What you have to do: Leave out the pictures and repeat exactly the lines between the one containing "Write the React, TypeScript" and the one containing "const yTicks = [1, 2, 3, 4, 5, 6, 7, 8];", inclusive.

— begin Input for this task —

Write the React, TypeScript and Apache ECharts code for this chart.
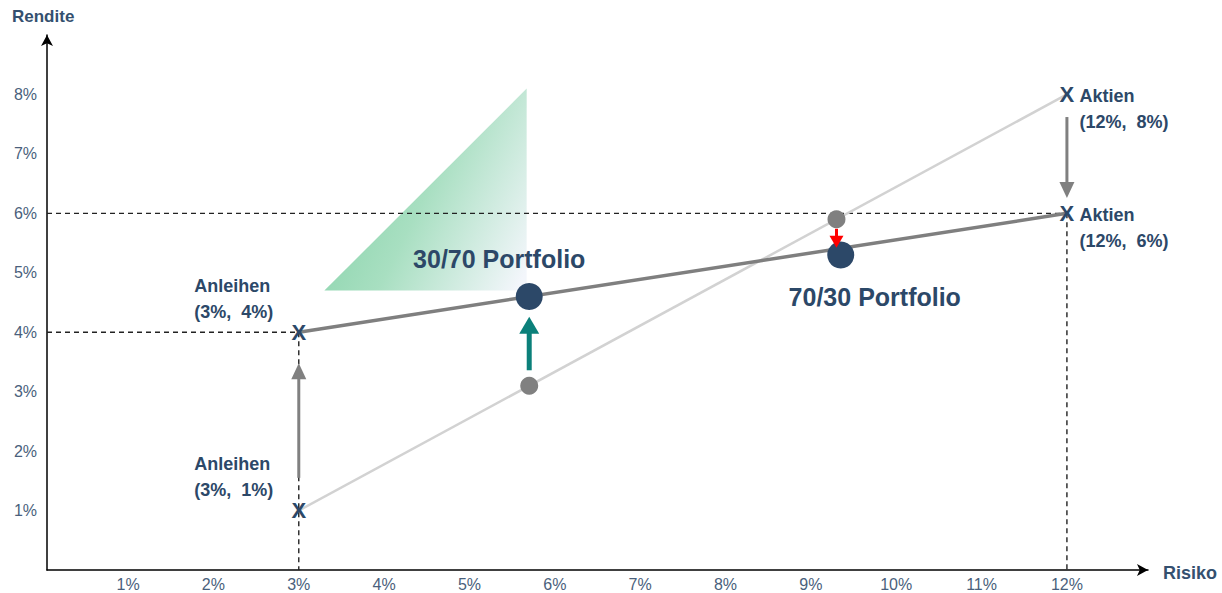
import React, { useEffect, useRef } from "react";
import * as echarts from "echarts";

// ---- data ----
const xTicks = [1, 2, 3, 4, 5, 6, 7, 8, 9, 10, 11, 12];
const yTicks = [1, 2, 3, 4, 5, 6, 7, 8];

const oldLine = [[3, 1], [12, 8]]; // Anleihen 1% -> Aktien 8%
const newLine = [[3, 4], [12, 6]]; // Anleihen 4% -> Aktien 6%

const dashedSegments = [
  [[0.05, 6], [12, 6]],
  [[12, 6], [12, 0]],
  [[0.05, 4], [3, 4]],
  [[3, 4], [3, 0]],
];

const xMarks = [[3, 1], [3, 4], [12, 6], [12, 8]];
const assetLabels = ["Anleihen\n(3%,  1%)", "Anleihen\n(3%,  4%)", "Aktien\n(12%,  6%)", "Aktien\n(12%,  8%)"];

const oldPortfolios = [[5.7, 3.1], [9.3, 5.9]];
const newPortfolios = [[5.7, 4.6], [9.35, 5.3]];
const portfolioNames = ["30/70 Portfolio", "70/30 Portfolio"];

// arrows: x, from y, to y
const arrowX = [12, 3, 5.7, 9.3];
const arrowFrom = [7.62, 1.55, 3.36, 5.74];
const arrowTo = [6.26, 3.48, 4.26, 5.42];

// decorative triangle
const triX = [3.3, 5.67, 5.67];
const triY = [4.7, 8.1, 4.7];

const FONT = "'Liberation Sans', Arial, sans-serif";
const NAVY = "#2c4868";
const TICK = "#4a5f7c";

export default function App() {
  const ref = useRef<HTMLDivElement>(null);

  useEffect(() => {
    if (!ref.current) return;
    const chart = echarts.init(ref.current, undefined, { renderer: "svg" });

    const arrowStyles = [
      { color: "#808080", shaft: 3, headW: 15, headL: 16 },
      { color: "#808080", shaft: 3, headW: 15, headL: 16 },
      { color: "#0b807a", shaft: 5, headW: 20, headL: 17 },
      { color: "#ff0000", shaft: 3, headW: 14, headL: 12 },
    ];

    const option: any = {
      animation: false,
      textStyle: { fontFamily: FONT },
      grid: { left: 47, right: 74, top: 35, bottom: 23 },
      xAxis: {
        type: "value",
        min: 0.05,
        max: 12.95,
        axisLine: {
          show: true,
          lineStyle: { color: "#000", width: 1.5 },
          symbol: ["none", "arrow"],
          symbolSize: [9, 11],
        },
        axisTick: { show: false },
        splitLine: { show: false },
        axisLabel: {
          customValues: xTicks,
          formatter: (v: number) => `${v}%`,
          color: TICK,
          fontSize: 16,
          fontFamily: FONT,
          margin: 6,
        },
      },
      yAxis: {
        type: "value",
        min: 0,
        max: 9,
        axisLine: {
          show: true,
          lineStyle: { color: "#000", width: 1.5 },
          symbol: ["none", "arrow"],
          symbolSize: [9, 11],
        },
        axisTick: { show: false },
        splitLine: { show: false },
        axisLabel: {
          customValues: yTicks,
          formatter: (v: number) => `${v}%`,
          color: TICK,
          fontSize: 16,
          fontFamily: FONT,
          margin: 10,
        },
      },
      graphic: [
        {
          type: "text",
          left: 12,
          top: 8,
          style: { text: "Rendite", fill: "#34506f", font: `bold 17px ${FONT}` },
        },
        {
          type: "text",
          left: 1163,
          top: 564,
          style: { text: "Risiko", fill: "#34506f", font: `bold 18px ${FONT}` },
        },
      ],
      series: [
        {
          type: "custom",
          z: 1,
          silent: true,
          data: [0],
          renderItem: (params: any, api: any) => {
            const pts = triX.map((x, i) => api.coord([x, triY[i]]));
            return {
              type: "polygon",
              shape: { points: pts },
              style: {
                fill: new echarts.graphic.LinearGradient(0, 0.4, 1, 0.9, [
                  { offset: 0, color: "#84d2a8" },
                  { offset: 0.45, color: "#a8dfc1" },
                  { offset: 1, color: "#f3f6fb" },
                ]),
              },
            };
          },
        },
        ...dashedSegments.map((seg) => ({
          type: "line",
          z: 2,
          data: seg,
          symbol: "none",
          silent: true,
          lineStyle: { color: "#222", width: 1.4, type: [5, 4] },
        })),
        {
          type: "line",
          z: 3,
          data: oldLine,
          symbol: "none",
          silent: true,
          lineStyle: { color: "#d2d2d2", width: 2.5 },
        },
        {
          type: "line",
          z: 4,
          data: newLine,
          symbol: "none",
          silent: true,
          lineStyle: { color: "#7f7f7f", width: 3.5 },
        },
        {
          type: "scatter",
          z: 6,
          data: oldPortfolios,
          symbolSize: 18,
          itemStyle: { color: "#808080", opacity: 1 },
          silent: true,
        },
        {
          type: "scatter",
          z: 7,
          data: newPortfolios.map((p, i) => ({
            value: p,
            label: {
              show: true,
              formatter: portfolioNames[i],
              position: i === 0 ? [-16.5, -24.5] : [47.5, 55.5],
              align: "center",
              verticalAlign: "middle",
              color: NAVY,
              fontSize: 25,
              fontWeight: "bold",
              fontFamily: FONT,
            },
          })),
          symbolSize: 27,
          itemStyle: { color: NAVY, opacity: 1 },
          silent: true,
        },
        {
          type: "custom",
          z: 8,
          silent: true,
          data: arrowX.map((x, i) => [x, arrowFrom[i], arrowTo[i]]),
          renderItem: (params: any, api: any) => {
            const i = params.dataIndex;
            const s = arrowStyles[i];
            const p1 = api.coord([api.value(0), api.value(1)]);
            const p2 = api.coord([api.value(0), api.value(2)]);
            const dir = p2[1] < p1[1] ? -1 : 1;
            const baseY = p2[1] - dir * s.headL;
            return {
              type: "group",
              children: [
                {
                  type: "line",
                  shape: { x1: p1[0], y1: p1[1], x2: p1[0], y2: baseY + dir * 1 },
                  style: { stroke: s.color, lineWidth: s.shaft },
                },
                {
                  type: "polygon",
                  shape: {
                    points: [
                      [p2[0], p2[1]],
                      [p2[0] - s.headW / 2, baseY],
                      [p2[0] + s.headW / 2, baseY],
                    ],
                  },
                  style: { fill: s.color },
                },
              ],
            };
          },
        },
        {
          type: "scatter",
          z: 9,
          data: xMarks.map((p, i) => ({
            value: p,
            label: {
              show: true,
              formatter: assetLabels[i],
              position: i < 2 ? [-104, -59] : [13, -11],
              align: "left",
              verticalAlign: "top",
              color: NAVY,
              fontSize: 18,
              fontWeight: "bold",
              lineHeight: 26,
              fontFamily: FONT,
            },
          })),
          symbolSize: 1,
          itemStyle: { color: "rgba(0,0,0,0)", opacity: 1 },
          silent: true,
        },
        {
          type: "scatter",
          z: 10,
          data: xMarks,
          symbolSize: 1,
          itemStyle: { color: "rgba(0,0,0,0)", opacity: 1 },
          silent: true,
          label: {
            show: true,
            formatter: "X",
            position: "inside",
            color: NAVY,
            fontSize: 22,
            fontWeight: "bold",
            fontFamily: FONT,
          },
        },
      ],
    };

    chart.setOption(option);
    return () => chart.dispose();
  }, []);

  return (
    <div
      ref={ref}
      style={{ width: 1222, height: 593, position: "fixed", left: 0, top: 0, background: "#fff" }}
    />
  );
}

— end Input for this task —
— begin Input for this task —

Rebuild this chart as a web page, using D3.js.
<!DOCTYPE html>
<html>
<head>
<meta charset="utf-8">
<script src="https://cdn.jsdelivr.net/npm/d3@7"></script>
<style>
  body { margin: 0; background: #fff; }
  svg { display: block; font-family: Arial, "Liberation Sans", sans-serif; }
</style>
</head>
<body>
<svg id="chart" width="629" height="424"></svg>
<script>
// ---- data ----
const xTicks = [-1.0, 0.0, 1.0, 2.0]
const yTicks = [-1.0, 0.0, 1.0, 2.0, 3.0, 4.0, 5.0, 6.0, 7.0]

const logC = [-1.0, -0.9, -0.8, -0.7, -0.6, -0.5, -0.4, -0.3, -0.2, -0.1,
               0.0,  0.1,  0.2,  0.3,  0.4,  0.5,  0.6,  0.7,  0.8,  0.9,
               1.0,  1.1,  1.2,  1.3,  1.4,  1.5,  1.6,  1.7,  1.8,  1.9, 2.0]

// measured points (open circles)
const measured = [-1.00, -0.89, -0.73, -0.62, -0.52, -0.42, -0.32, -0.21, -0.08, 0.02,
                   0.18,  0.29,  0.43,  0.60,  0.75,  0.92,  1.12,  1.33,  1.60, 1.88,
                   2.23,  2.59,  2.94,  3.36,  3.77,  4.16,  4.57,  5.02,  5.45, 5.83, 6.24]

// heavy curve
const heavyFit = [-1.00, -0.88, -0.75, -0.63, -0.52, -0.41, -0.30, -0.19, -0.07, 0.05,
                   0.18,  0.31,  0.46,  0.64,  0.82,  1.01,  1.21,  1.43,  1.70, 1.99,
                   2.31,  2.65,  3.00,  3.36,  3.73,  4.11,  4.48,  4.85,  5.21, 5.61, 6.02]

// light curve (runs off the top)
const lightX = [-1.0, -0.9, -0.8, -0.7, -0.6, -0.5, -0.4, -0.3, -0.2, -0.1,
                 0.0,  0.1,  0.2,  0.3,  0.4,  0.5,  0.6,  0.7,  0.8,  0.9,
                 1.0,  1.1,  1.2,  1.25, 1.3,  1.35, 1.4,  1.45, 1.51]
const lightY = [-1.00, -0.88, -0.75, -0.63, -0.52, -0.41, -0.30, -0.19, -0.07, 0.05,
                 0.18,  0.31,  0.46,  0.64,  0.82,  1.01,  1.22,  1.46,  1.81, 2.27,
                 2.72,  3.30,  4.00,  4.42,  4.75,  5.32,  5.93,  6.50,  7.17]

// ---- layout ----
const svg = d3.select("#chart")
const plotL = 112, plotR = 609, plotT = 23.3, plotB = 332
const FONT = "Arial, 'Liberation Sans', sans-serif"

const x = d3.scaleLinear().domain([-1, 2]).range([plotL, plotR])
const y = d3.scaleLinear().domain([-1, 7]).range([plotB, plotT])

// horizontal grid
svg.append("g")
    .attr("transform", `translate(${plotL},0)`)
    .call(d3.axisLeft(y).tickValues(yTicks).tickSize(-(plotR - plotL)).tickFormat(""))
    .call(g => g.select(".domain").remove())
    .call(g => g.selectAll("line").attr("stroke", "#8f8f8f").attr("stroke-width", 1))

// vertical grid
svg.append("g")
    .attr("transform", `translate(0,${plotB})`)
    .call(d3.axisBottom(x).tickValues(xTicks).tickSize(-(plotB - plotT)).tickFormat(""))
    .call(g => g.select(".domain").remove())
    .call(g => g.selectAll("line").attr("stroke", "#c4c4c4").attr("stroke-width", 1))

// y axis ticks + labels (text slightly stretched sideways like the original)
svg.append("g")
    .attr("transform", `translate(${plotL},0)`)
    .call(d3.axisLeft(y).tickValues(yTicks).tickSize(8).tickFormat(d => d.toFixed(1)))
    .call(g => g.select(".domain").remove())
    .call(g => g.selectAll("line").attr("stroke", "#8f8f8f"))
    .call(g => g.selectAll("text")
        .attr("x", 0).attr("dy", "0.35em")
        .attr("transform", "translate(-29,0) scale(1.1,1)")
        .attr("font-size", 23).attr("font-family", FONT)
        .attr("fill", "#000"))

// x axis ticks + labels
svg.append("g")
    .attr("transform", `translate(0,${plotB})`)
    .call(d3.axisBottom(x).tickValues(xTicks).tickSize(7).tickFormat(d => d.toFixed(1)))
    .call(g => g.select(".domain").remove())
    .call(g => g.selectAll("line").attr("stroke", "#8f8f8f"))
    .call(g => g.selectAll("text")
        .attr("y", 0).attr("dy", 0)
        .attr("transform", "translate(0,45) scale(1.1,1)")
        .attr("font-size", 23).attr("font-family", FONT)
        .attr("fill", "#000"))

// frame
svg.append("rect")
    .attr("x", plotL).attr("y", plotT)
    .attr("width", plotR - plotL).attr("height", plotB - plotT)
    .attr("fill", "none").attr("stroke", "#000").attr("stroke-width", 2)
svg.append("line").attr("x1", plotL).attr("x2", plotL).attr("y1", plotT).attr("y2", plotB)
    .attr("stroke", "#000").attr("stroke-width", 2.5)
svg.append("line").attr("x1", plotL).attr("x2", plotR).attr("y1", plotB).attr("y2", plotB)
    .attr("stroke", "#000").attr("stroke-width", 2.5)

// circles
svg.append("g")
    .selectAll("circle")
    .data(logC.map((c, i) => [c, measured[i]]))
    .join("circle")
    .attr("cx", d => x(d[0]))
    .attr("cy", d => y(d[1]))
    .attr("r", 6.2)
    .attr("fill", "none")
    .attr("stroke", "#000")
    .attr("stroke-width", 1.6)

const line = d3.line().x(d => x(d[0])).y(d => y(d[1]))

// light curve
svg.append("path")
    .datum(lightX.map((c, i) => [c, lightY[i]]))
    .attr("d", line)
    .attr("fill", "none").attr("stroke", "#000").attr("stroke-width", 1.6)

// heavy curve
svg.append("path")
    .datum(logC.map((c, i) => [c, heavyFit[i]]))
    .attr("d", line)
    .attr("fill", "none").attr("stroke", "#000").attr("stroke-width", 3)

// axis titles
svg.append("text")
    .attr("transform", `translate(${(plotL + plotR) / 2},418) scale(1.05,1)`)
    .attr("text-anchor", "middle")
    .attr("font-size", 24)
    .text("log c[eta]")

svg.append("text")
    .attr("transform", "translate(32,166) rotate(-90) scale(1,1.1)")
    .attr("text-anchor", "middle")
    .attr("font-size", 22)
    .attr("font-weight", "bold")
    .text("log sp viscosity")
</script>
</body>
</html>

— end Input for this task —
— begin Input for this task —

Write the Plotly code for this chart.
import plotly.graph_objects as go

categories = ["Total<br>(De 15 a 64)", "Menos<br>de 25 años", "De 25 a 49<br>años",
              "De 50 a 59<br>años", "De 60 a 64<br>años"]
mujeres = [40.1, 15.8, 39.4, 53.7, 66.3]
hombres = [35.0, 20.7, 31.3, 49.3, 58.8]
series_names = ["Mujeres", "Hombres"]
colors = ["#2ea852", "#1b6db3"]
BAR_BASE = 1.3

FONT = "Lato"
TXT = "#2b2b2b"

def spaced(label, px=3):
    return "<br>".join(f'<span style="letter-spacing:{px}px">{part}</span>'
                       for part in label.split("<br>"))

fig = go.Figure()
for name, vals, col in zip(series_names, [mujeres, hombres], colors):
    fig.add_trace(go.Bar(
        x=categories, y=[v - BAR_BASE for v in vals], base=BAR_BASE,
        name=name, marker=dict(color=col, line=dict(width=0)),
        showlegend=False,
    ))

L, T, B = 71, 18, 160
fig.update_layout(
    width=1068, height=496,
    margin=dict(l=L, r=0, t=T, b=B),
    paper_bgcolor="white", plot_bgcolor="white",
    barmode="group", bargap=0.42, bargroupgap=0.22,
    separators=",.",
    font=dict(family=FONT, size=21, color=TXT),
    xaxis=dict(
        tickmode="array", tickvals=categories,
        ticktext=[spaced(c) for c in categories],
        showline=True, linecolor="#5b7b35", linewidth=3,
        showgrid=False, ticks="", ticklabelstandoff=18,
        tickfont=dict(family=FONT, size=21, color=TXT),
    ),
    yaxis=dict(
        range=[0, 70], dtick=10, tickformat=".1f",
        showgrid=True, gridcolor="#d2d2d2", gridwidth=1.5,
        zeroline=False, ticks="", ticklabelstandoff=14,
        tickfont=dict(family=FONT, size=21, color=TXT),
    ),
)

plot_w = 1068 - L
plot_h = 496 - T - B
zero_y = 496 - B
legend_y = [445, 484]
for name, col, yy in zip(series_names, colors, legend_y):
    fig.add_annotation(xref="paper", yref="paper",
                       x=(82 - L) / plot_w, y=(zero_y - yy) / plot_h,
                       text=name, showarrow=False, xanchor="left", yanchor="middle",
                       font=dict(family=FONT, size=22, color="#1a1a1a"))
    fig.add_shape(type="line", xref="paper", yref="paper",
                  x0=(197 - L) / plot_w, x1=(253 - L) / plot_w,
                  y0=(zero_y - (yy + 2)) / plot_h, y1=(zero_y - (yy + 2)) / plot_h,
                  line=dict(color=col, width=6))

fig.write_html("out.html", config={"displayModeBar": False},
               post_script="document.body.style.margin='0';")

— end Input for this task —

Response to this exercise:
Write the React, TypeScript and Apache ECharts code for this chart.
import React, { useEffect, useRef } from "react";
import * as echarts from "echarts";

// ---- data ----
const xTicks = [1, 2, 3, 4, 5, 6, 7, 8, 9, 10, 11, 12];
const yTicks = [1, 2, 3, 4, 5, 6, 7, 8];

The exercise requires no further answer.